Is there a similar setting in Opera?

tjoff · on Nov 9, 2012

My solution is to use a firewall with per-application rules and just turn off network access for chrome before I launch it. On my laptop I just unplug the wired/wireless network for during the launch. This was mainly because of HN but also has the added benefit of taking less system resources since a blank page typically is less resource hungry than a real page.

Firefox has a better solution for this but then again, I don't use firefox.

Revisor · on Nov 9, 2012

Happened to me as well with starting Opera. I felt as if my most loved uncle slammed the door in front of my face.

I only loaded so many pages because I love HN. :)

The ban was lifted a few days later, not sure if automatically or thanks to my (unresponded) email request.

evx · on Nov 9, 2012

In my experience the banning is too strict.

It is triggered very quickly and it seems to last forever (maybe 15min would be better?).

I ask pg to kindly consider making it a bit more lenient.

I doubt HN goes under deliberate/malicious attacks, etc...

I'm making a HN extension that preloads some data such as the comments and the links on the next page (it's still with reasonable delays).

But at the moment it's impossible for it to function without risking the user getting banned.

EwanToo · on Nov 9, 2012

I've no doubt that HN is under pretty much constant deliberate, malicious attacks.

Pretty much any site with decent traffic is under constant attack, and the high profile of HN means it'll be under far more scrutiny than others.

nkurz · on Nov 9, 2012

Repost from "Show dead" that relates to this issue:

[−]sunstone1 10 hours ago | link [dead]

Well I never had my IP banned but I did have my account hell banned after about a dozen posts as you can see. Oh, actually no, you can't see, because it's banned. No, I never bothered to get another account, now I'm just a taker not a giver.
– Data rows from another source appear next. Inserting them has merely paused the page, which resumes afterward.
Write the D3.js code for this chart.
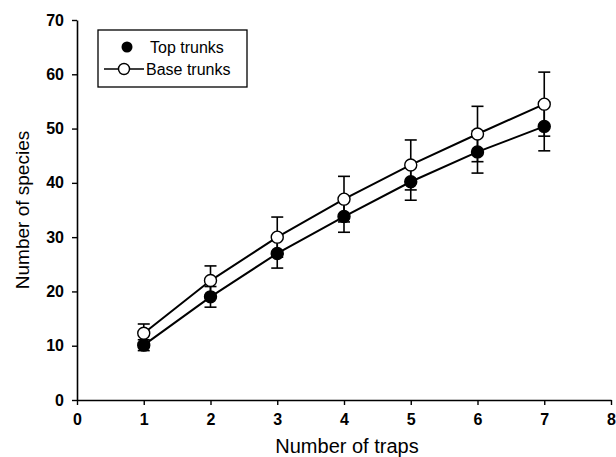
<!DOCTYPE html>
<html>
<head>
<meta charset="utf-8">
<script src="https://cdn.jsdelivr.net/npm/d3@7"></script>
<style>
  body { margin: 0; background: #fff; }
  text { font-family: "Liberation Sans", Arial, sans-serif; fill: #000; }
</style>
</head>
<body>
<div id="chart"></div>
<script>
const traps = [1, 2, 3, 4, 5, 6, 7];
const topMean = [10.1, 19.0, 27.0, 33.8, 40.2, 45.7, 50.4];
const topErr = [1.0, 1.9, 2.7, 2.9, 3.4, 3.9, 4.5];
const baseMean = [12.3, 22.0, 30.0, 37.0, 43.3, 49.0, 54.5];
const baseErr = [1.7, 2.7, 3.7, 4.2, 4.6, 5.1, 5.9];
const xTicks = [0, 1, 2, 3, 4, 5, 6, 7, 8];
const yTicks = [0, 10, 20, 30, 40, 50, 60, 70];

const width = 616, height = 457;
const svg = d3.select("#chart").append("svg")
    .attr("width", width).attr("height", height);

const x = d3.scaleLinear().domain([0, 8]).range([77, 611]);
const y = d3.scaleLinear().domain([0, 70]).range([400, 20]);

// axes
const xAxis = svg.append("g")
    .attr("transform", `translate(0,${y(0)})`)
    .call(d3.axisBottom(x).tickValues(xTicks).tickSize(5).tickPadding(6).tickSizeOuter(0));
const yAxis = svg.append("g")
    .attr("transform", `translate(${x(0)},0)`)
    .call(d3.axisLeft(y).tickValues(yTicks).tickSize(5).tickPadding(8).tickSizeOuter(0));

[xAxis, yAxis].forEach(g => {
    g.select(".domain").attr("stroke", "#000").attr("stroke-width", 1.6);
    g.selectAll(".tick line").attr("stroke", "#000").attr("stroke-width", 1.4);
    g.selectAll(".tick text")
        .style("font-family", "'Liberation Sans', Arial, sans-serif")
        .style("font-size", "16px").style("font-weight", "bold").attr("fill", "#000");
});
xAxis.selectAll(".tick text").attr("dy", "0.85em");

svg.append("text")
    .attr("x", 347).attr("y", 453)
    .attr("text-anchor", "middle")
    .style("font-size", "20px")
    .text("Number of traps");

svg.append("text")
    .attr("transform", `translate(29,${y(35)}) rotate(-90)`)
    .attr("text-anchor", "middle")
    .style("font-size", "19px")
    .text("Number of species");

const series = [
    { name: "Top trunks", mean: topMean, err: topErr, fill: "#000" },
    { name: "Base trunks", mean: baseMean, err: baseErr, fill: "#fff" }
];

const line = d3.line().x(d => x(d[0])).y(d => y(d[1]));

series.forEach(s => {
    const pts = traps.map((t, i) => [t, s.mean[i], s.err[i]]);
    const g = svg.append("g");
    // error bars
    pts.forEach(p => {
        g.append("line")
            .attr("x1", x(p[0])).attr("x2", x(p[0]))
            .attr("y1", y(p[1] - p[2])).attr("y2", y(p[1] + p[2]))
            .attr("stroke", "#000").attr("stroke-width", 1.6);
        [p[1] - p[2], p[1] + p[2]].forEach(v => {
            g.append("line")
                .attr("x1", x(p[0]) - 6).attr("x2", x(p[0]) + 6)
                .attr("y1", y(v)).attr("y2", y(v))
                .attr("stroke", "#000").attr("stroke-width", 1.6);
        });
    });
    s.g = g;
    s.pts = pts;
});

series.forEach(s => {
    s.g.append("path")
        .datum(s.pts)
        .attr("d", line)
        .attr("fill", "none")
        .attr("stroke", "#000")
        .attr("stroke-width", 2);
});

series.forEach(s => {
    s.g.selectAll("circle")
        .data(s.pts)
        .join("circle")
        .attr("cx", d => x(d[0]))
        .attr("cy", d => y(d[1]))
        .attr("r", 6)
        .attr("fill", s.fill)
        .attr("stroke", "#000")
        .attr("stroke-width", 1.4);
});

// legend
const legend = svg.append("g");
legend.append("rect")
    .attr("x", 98).attr("y", 30).attr("width", 149).attr("height", 57)
    .attr("fill", "#fff").attr("stroke", "#000").attr("stroke-width", 1.3);
legend.append("circle").attr("cx", 127).attr("cy", 47).attr("r", 5.5).attr("fill", "#000");
legend.append("text").attr("x", 150).attr("y", 53).style("font-size", "16px").text("Top trunks");
legend.append("line").attr("x1", 104).attr("x2", 144).attr("y1", 69).attr("y2", 69)
    .attr("stroke", "#000").attr("stroke-width", 1.6);
legend.append("circle").attr("cx", 124).attr("cy", 69).attr("r", 5.5)
    .attr("fill", "#fff").attr("stroke", "#000").attr("stroke-width", 1.4);
legend.append("text").attr("x", 146).attr("y", 75).style("font-size", "16px").text("Base trunks");
</script>
</body>
</html>
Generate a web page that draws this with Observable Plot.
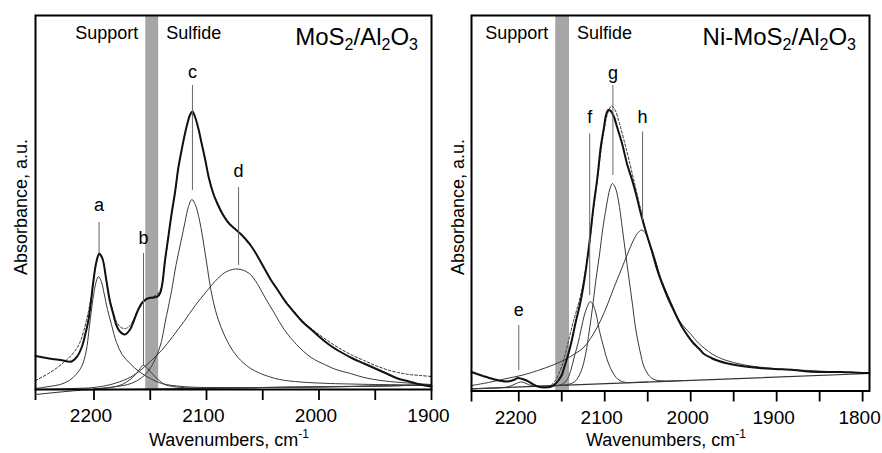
<!DOCTYPE html>
<html><head><meta charset="utf-8">
<script src="https://cdn.jsdelivr.net/npm/d3@7"></script>
<script src="https://cdn.jsdelivr.net/npm/@observablehq/plot@0.6"></script>
<style>
body{margin:0;background:#fff;}
#wrap{display:flex;width:882px;height:453px;overflow:hidden;}
#wrap svg{display:block;flex:none;overflow:visible;}
</style></head><body><div id="wrap"></div>
<script>
const FONT = "'Liberation Sans', Arial, Helvetica, sans-serif";

// ---------- Left panel: MoS2/Al2O3 ----------  [wavenumber, absorbance a.u.]
const leftExp = [[2252,33.5],[2240,31],[2230,29.5],[2220,28],[2215,33],[2211,42],[2208,54],[2205,69],[2203,85],[2200.7,107],[2198,127],[2195.3,136],[2192.5,131],[2189,109],[2186,89],[2183,76],[2180,64],[2177,58],[2172.5,55],[2168,60],[2164.5,69],[2161,79],[2157,87],[2152.5,91],[2147,92],[2143.5,93],[2141,97],[2139,108],[2137,128],[2134,152],[2131,176],[2128,197],[2125,222],[2122,240],[2119.5,254],[2117,266],[2114.5,275],[2112.5,278],[2110,272],[2107,260],[2104.5,247],[2101,229],[2098,212],[2094,196],[2090,185],[2085,174],[2080,166],[2075,161],[2070,156],[2065,150],[2060,143],[2055,134],[2049,122],[2043,110],[2037,100],[2030,88],[2022,77],[2015,68],[2008,61],[2000,53],[1990,44],[1980,37],[1970,31],[1960,26],[1950,21],[1940,16],[1930,11],[1920,8],[1910,5],[1900,3]];
const leftFit = [[2252,9],[2239,17],[2227,27],[2218,37],[2213,46],[2209,59],[2205,78],[2202,96],[2200,112],[2198,126],[2195.3,134],[2192.5,130],[2189,109],[2186,90],[2183,78],[2180,68],[2176,62],[2172,61],[2168,64],[2164.5,71],[2161,80],[2157,87],[2152,91],[2147,93],[2143,96],[2140,103],[2137,126],[2134,152],[2131,176],[2128,197],[2125,222],[2122,240],[2119.5,254],[2117,266],[2114.5,274],[2112.5,277],[2110,272],[2107,260],[2104.5,247],[2101,229],[2098,212],[2094,197],[2090,186],[2085,175],[2080,167],[2075,161],[2070,156],[2065,150],[2060,143],[2055,134],[2049,122],[2043,110],[2037,100],[2030,89],[2022,78],[2015,69],[2008,62],[2000,55],[1990,47],[1980,40],[1970,34],[1960,29],[1950,24],[1940,20],[1930,17],[1920,15],[1910,14],[1900,13]];
const leftA = [[2252,1],[2240,3],[2230,5],[2222,9],[2216,15],[2211,23],[2207,38],[2204,64],[2201,90],[2198,108],[2196,113],[2193.5,108],[2191,96],[2188,80],[2184.5,65],[2180,47],[2175,35],[2168,26],[2160,18],[2150,11],[2140,6],[2130,4],[2115,2.5],[2100,2],[2050,2],[1970,3],[1900,4.5]];
const leftB = [[2200,0.5],[2185,2],[2175,5],[2168,10],[2163,15],[2159,21],[2156.5,24],[2154,23],[2150,18],[2146,13],[2142,9],[2137,5],[2130,3],[2115,1.5],[2100,1.5],[2050,2],[1970,3],[1900,4.5]];
const leftC = [[2200,0.5],[2170,5],[2160,10],[2152,18],[2145,32],[2140,48],[2137,66],[2134,82],[2131,99],[2127,125],[2122.5,149],[2119,168],[2116,183],[2113,190],[2110,185],[2106,168],[2102,142],[2099,120],[2096,99],[2092,79],[2087,62],[2080,45],[2072,32],[2062,22],[2052,16],[2035,10],[2016,7.5],[1990,6],[1972,5.5],[1950,5],[1900,4.5]];
const leftD = [[2252,0],[2220,1],[2200,2],[2185,5],[2170,11],[2160,18],[2150,28],[2140,39],[2130,53],[2120,68],[2110,84],[2100,98],[2090,111],[2082,118],[2072,120.5],[2062,116],[2055,106],[2048,92],[2040,77],[2031,60],[2020,45],[2007,32],[1995,25],[1985,20],[1972,16],[1960,12],[1945,9],[1927,7],[1900,5]];
const leftBaseline = [[2252,-5],[2230,-2.5],[2210,-0.5],[2150,0.5],[2050,2],[1950,3.5],[1900,4.5]];
const leftBand = [2154, 2142.5];
const leftTicks = [2252,2200,2150,2100,2050,2000,1950,1900];
const leftMarkers = [
  {label:"a", w:2195.5, y1:136, y2:167, ly:184},
  {label:"b", w:2156, y1:24, y2:136, ly:151},
  {label:"c", w:2112.5, y1:199, y2:304, ly:317},
  {label:"d", w:2071.5, y1:124, y2:202, ly:218}
];

// ---------- Right panel: Ni-MoS2/Al2O3 ----------
const rightExp = [[2255,19],[2245,16],[2232,12.5],[2220,10],[2213,9.5],[2206,11],[2201,13],[2196,12],[2191,10.5],[2185,7.5],[2178,4.5],[2170,3.5],[2162,4.5],[2157,7.5],[2154,10.5],[2150,16],[2147,24],[2143,35],[2139.6,46],[2134,68],[2128,90],[2123,115],[2118.3,145],[2113,185],[2108.6,213],[2104.5,245],[2101,263],[2098.5,276],[2095.8,281],[2093,280],[2089.7,275],[2085.3,263],[2080,248],[2073.7,226],[2068.5,212],[2063,195],[2058.2,178],[2051,156],[2042.8,134],[2036,114],[2030,101],[2023.4,88],[2016,74],[2010,64],[2004,56],[1998,49],[1990,42],[1984.6,37],[1976,33],[1969,30.5],[1957,27.5],[1941,25],[1920,23],[1902,22],[1880,21],[1863,19.5],[1845,19],[1825,19],[1810,18.5],[1798,18],[1792,18]];
const rightFit = [[2162,6],[2157,11],[2153,18],[2149,27],[2145,40],[2141,54],[2137,68],[2133,80],[2128,96],[2123,118],[2118,146],[2113,182],[2108,215],[2104,243],[2100,265],[2096,279],[2092,285],[2088,281],[2083,268],[2078,252],[2072,232],[2066,210],[2060,188],[2054,166],[2048,148],[2042,132],[2036,116],[2030,102],[2024,89],[2017,75],[2010,64],[2000,51],[1990,42]];
const rightE = [[2255,2.2],[2235,2.8],[2222,3.2],[2214,4],[2208,5.5],[2203,7.5],[2198,9],[2194,8.5],[2189,6.5],[2184,5],[2178,4.8],[2165,5],[2150,5.7]];
const rightF = [[2165,5],[2155,5.5],[2150,6.5],[2146,9],[2143,12.5],[2139,22],[2135.5,34],[2131,48],[2127.7,61],[2123,78],[2119,87],[2117,89.5],[2114,87],[2110,77],[2106.4,61],[2101,43],[2096.7,30],[2091,19],[2085,12],[2079,9.2],[2073.5,8.4],[2065,8.6],[2050,9]];
const rightG = [[2150,5.7],[2143,6.5],[2135.5,9],[2130,15],[2125.8,24],[2122,38],[2118,60],[2114,85],[2110.3,111],[2106,137],[2102.5,161],[2098,185],[2094,202],[2091,207.5],[2088,204],[2084,190],[2079.3,161],[2075.5,136],[2071.6,111],[2067.5,85],[2063.8,61],[2059,40],[2054.2,24],[2048,15],[2042.6,11.5],[2036,10.3],[2025,10],[2010,10.5]];
const rightH = [[2255,5.5],[2235,8.5],[2217,12],[2195,16],[2178,20.5],[2160,26],[2147,31],[2135,37],[2124,44],[2114,56],[2104.5,71],[2097,86],[2089,104],[2081,121],[2073.5,137],[2067,150],[2062,157.5],[2057,161],[2052,157],[2048,147],[2044.8,137],[2041,125],[2035,110.5],[2026,90.5],[2018,77],[2010.5,67],[2000,57],[1991,48],[1975,37],[1960,31],[1940,26.5],[1921,24],[1890,21.5],[1863,20.5],[1830,19],[1798,17.8],[1792,17.6]];
const rightBaseline = [[2255,2.2],[1792,17.5]];
const rightBand = [2157, 2141];
const rightTicks = [2255,2200,2150,2100,2050,2000,1950,1900,1850,1800];
const rightMarkers = [
  {label:"e", w:2200, y1:20.5, y2:65.5, ly:80.5},
  {label:"f", w:2117.5, y1:95.5, y2:257, ly:274},
  {label:"g", w:2090.5, y1:215.5, y2:305.5, ly:317.5},
  {label:"h", w:2056, y1:170.5, y2:259, ly:274}
];

function makePanel(cfg) {
  const x = d => d[0], y = d => d[1];
  const comps = cfg.components.map(c => Plot.line(c, {x, y, stroke: "#3a3a3a", strokeWidth: 1, curve: "catmull-rom"}));
  const chart = Plot.plot({
    width: 441, height: 453,
    marginTop: 15, marginLeft: cfg.ml, marginRight: cfg.mr, marginBottom: cfg.mb,
    style: {fontFamily: FONT, fontSize: "19px", background: "transparent", color: "#000", overflow: "visible"},
    x: {domain: cfg.domain, ticks: cfg.ticks, tickFormat: d => d % 100 === 0 ? String(d) : "", tickSize: 11, tickPadding: 8, label: null},
    y: {domain: [0, cfg.ymax], axis: null},
    marks: [
      Plot.rect([cfg.band], {x1: d => d[0], x2: d => d[1], y1: 0, y2: cfg.ymax, fill: "#a6a6a6"}),
      Plot.line(cfg.baseline, {x, y, stroke: "#333", strokeWidth: 1.2}),
      ...comps,
      Plot.line(cfg.fit, {x, y, stroke: "#333", strokeWidth: 1, strokeDasharray: "2.5,2", curve: "catmull-rom"}),
      Plot.line(cfg.exp, {x, y, stroke: "#111", strokeWidth: 2, curve: "catmull-rom"}),
      Plot.ruleX(cfg.markers, {x: d => d.w, y1: d => d.y1, y2: d => d.y2, stroke: "#666", strokeWidth: 1}),
      Plot.text(cfg.markers, {x: d => d.w, y: d => d.ly, text: d => d.label, fontSize: 18, fill: "#000"}),
      Plot.frame({stroke: "#000", strokeWidth: 2})
    ]
  });
  const sx = chart.scale("x");
  const svg = d3.select(chart);
  // tick styling: thicker tick lines, labels nudged left as in the reference
  svg.selectAll("text").filter(function() { return /^\d{4}$/.test(this.textContent); }).attr("dx", -3);
  svg.selectAll('g[aria-label="x-axis tick"] path, g.tick line').attr("stroke-width", 1.8);
  const fx0 = cfg.ml, fx1 = 441 - cfg.mr;
  const txt = (px, py, anchor, size) => svg.append("text").attr("x", px).attr("y", py)
      .attr("text-anchor", anchor).attr("font-family", FONT).attr("font-size", size).attr("fill", "#000");
  txt(sx.apply(cfg.band[0]) - 7, 39, "end", 18).text("Support");
  txt(sx.apply(cfg.band[1]) + 8, 39, "start", 18).text("Sulfide");
  const t = txt(fx1 - 13, 45, "end", 24);
  let off = 0;
  cfg.title.forEach(([s, sub]) => {
    const target = sub ? 5 : 0;
    const ts = t.append("tspan").text(s).attr("dy", target - off);
    if (sub) ts.attr("font-size", 16);
    off = target;
  });
  const xl = txt((fx0 + fx1) / 2 - 4, 446, "middle", 18);
  xl.append("tspan").text("Wavenumbers, cm");
  xl.append("tspan").text("-1").attr("font-size", 12).attr("dy", -8);
  svg.append("text").attr("transform", `translate(${fx0 - cfg.ylx},207) rotate(-90)`)
     .attr("text-anchor", "middle").attr("font-family", FONT).attr("font-size", 18).attr("fill", "#000")
     .text("Absorbance, a.u.");
  return chart;
}

const wrap = document.getElementById("wrap");
wrap.appendChild(makePanel({
  domain: [2252, 1900], ticks: leftTicks, ml: 35, mr: 10, mb: 64, ymax: 374,
  exp: leftExp, fit: leftFit, components: [leftA, leftB, leftC, leftD], baseline: leftBaseline,
  band: leftBand, markers: leftMarkers, ylx: 8,
  title: [["MoS",0],["2",1],["/Al",0],["2",1],["O",0],["3",1]]
}));
wrap.appendChild(makePanel({
  domain: [2255, 1792], ticks: rightTicks, ml: 30, mr: 13, mb: 62.5, ymax: 375.5,
  exp: rightExp, fit: rightFit, components: [rightE, rightF, rightG, rightH], baseline: rightBaseline,
  band: rightBand, markers: rightMarkers, ylx: 7,
  title: [["Ni-MoS",0],["2",1],["/Al",0],["2",1],["O",0],["3",1]]
}));
</script></body></html>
Most of the time it's clear why a user was banned, but looking at sunstone's history I don't really see a reason. While the algorithm will never be perfect, it would be nice if there was a clearer solution for misfires.

CWIZO · on Nov 9, 2012

Great news! I was banned last week (http://news.ycombinator.com/item?id=4736919), the bann was lifted in the meantime. But this will come in handy the next time I'll be developing an extension for HN and will refresh it all the time :)

gprasanth · on Nov 9, 2012

Oh! The benefits of dynamic IPs.. :)

mindslight · on Nov 9, 2012

Well, I might as well try striking while the code is hot..

It occurs to me that I would like to interact with noprocrast in a different manner. Currently, I leave noprocrast disabled most of the time. I like to use longish minaway times (~day), but this makes me feel as if my first visit to HN will start the clock ticking, and I'd better be sure to get my HN fill before the timer runs out (yes, this is kind of ridiculous). So I only enable noprocrast (with a short maxvisit) upon realizing I'm stuck in a web loop.

The mechanism that I envision is either a button that immediately starts a one-shot noprocrast ban, or a page-count based maxvisit. The latter might be better since it could always be left enabled.

exolxe · on Nov 9, 2012

Interesting fix. Is the trigger weighted based on request action type or user karma?

ddod · on Nov 9, 2012

Thanks Paul! I'm reluctant to try this in conjunction with developing any HN scrapers since I'm not sure what set it off in the first place and your language suggests it will only unban the IP once (I will, however, make sure the CMU IP I was using gets unbanned). It would be helpful to know what, precisely, that hair trigger is so we can make sure to avoid it.